_Work instructions_. Only the lines from the one containing "Convert this chart to matplotlib code." through the one containing "name_baseline = [88, 199, 347]" should be duplicated, exactly as they appear. Pictures are to be left out.

------------------------------------------------

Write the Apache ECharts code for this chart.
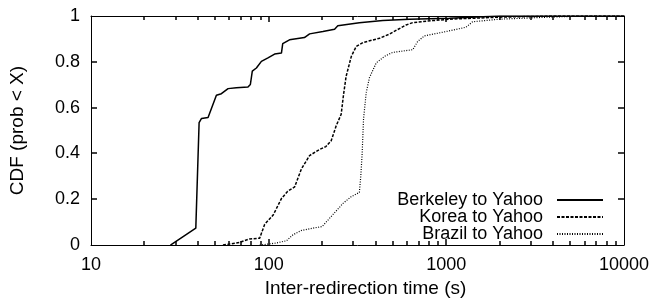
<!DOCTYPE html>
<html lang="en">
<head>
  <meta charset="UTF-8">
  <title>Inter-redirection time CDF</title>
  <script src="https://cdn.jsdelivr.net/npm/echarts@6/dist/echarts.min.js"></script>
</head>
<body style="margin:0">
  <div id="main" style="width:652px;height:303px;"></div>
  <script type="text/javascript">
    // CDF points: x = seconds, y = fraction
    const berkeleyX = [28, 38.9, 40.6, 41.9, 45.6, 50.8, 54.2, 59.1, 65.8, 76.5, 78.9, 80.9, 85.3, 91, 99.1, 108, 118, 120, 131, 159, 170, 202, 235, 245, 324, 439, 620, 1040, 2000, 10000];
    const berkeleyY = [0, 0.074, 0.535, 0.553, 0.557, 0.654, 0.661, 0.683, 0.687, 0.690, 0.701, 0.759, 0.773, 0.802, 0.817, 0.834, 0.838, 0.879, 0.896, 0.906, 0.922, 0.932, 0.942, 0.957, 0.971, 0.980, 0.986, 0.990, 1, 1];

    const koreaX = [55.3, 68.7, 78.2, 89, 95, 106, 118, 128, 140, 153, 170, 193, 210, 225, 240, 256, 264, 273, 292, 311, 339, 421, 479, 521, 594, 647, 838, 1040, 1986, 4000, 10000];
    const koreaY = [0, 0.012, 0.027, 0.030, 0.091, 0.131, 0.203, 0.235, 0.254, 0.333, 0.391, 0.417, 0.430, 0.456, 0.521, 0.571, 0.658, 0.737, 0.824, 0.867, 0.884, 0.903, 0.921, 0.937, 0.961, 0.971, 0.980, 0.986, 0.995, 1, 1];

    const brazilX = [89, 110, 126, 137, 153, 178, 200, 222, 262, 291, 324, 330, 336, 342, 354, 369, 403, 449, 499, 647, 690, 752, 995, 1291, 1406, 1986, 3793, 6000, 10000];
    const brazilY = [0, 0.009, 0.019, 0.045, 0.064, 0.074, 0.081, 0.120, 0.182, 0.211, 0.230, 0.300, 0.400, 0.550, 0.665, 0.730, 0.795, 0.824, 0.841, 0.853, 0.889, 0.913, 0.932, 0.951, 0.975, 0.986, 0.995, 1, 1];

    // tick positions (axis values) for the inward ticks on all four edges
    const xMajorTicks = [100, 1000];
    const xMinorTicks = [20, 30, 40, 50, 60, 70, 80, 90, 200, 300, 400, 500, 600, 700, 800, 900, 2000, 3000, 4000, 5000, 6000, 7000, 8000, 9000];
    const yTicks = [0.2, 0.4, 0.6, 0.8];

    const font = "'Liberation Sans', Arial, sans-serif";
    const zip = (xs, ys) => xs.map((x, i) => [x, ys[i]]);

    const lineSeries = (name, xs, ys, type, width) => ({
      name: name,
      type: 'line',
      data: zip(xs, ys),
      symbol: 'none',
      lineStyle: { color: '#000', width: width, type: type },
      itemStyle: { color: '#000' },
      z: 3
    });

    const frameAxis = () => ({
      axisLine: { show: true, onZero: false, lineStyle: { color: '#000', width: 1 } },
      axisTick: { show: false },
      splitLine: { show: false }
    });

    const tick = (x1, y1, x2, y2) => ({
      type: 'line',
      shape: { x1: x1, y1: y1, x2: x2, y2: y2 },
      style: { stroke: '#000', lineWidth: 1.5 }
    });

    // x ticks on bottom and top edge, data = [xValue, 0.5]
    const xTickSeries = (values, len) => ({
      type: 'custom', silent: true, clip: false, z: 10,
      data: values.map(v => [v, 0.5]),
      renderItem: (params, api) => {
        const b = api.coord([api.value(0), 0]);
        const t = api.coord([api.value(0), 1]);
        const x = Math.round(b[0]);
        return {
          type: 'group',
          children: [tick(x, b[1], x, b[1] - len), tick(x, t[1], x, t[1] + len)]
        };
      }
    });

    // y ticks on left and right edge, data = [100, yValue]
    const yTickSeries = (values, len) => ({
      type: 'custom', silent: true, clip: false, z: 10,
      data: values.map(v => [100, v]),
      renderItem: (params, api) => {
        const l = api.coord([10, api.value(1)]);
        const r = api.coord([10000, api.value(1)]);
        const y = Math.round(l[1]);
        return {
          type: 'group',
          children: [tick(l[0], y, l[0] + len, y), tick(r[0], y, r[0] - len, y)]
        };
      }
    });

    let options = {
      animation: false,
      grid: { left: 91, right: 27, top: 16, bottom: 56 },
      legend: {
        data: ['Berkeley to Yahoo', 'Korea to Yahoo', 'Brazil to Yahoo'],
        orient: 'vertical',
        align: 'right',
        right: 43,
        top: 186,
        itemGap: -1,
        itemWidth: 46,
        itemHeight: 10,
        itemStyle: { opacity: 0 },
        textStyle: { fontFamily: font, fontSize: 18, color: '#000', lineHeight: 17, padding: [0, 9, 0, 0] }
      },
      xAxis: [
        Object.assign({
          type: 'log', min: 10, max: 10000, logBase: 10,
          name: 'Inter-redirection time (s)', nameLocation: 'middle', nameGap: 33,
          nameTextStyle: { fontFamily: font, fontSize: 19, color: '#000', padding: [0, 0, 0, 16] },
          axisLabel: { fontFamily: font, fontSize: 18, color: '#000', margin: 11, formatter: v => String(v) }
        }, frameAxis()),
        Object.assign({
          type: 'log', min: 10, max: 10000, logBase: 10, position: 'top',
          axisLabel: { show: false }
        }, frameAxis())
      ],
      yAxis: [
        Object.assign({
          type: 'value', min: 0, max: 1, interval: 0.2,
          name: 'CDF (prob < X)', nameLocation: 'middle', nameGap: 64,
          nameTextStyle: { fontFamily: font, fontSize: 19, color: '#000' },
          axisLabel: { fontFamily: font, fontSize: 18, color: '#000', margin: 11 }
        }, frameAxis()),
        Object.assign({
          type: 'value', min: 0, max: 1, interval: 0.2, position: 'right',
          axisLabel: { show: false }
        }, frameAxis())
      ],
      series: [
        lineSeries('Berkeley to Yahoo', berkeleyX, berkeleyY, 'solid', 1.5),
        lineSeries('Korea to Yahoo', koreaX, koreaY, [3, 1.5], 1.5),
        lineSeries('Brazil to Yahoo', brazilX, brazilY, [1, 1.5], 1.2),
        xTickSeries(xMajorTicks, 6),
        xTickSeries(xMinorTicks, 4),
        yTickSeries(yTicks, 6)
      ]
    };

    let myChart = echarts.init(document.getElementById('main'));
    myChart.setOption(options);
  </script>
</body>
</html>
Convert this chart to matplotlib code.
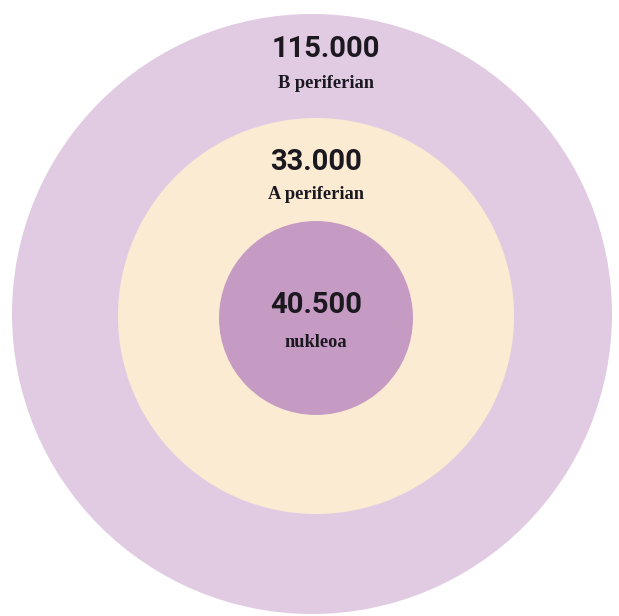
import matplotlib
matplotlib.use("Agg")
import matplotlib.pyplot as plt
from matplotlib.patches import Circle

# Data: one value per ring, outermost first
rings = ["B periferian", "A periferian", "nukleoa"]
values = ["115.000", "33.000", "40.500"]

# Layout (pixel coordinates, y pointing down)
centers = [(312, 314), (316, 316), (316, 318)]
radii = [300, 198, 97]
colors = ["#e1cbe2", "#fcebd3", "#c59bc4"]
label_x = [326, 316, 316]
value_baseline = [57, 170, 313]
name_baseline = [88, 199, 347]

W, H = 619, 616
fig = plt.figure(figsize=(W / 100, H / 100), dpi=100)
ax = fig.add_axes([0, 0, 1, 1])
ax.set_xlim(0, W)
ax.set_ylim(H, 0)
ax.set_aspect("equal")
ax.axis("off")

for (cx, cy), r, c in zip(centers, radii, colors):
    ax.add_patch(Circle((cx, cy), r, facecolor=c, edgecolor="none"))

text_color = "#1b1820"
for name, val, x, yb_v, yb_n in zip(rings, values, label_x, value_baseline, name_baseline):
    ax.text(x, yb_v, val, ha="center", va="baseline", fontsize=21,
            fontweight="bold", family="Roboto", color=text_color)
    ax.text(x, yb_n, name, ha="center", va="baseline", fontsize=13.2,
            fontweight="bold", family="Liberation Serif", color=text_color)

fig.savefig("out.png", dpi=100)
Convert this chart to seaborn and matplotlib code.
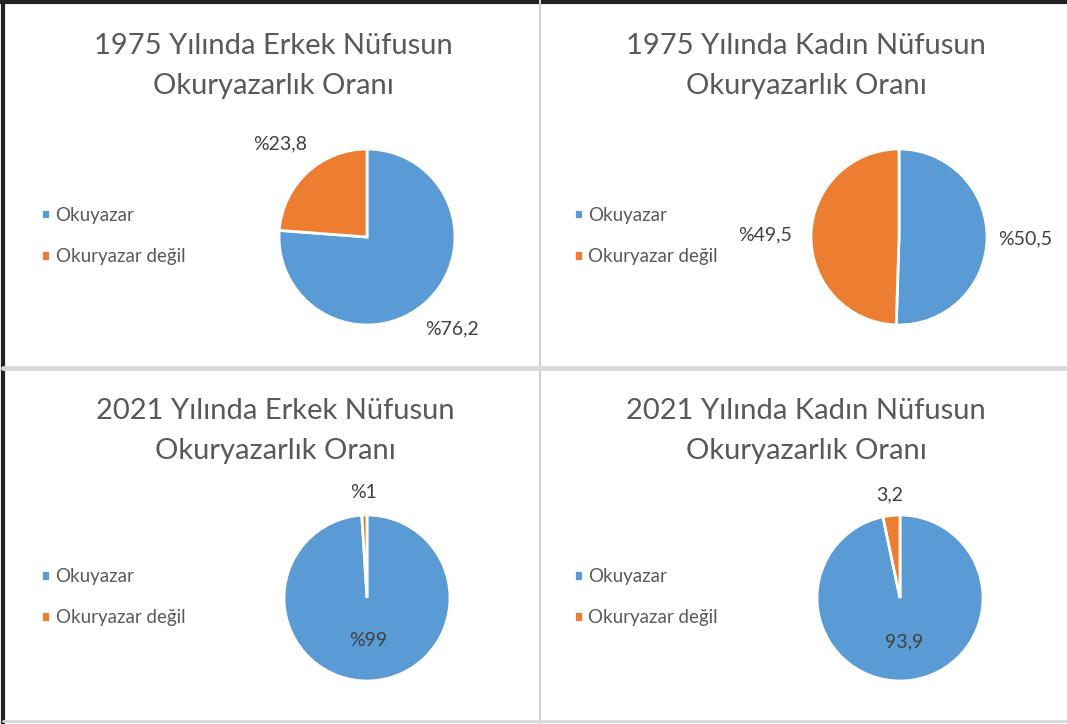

------------------------------------------------

_Exercise result_.
Convert this chart to matplotlib code.
import matplotlib
matplotlib.use("Agg")
import matplotlib.pyplot as plt
from matplotlib.patches import Circle

# Data: one value per ring, outermost first
rings = ["B periferian", "A periferian", "nukleoa"]
values = ["115.000", "33.000", "40.500"]

# Layout (pixel coordinates, y pointing down)
centers = [(312, 314), (316, 316), (316, 318)]
radii = [300, 198, 97]
colors = ["#e1cbe2", "#fcebd3", "#c59bc4"]
label_x = [326, 316, 316]
value_baseline = [57, 170, 313]
name_baseline = [88, 199, 347]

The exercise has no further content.